In the Swiss city of Geneva, the trial of Israeli-French billionaire Beny Steinmetz over corruption linked to a large mining deal in Guinea begins. Steinmetz denies that his company paid millions of dollars in bribes to obtain licenses to explore iron mines in southern Guinea in 2008, and his lawyer says he will travel from Israel to Geneva to defend him.
If found guilty, Steinmetz faces up to ten years in prison. It is rare for major corruption cases to be referred to Swiss courts, as Steinmetz, 64, was based there.
Prosecutors had spent six years investigating a deal that awarded exploration rights in a large mountainous area in Simandu to the BSGR company owned by Steinmetz. The mine contains one of the largest iron ore reserves in the world.
Steinmetz is accused of winning the deal through bribes, which he provided to one of the wives of former Guinean President Lansana Conte, and forging documents to cover it up.
Steinmetz obtained the exploration rights for an investment of about $ 160 million, but after 18 months, he sold half of it to a Brazilian multinational mining company, for $ 2.5 billion, at a colossal profit.

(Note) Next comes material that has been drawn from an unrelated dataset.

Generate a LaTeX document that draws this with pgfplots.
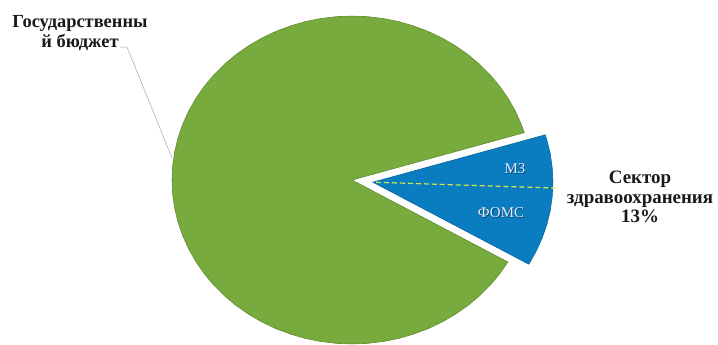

At that time, questions arose about the granting of very cheap initial rights. Mo Ibrahim, a Sudanese billionaire, and anti-corruption activist asked, “Are the Guineans who concluded that deal idiots or criminals, or both?”
Steinmetz insists he has done nothing wrong, and stated nine years ago that it was natural to seize opportunities in an aggressive manner. Despite its vast natural resources, Guinea remains one of the poorest countries in Africa, and it relies heavily on iron ore reserves in the Simandu Mountains.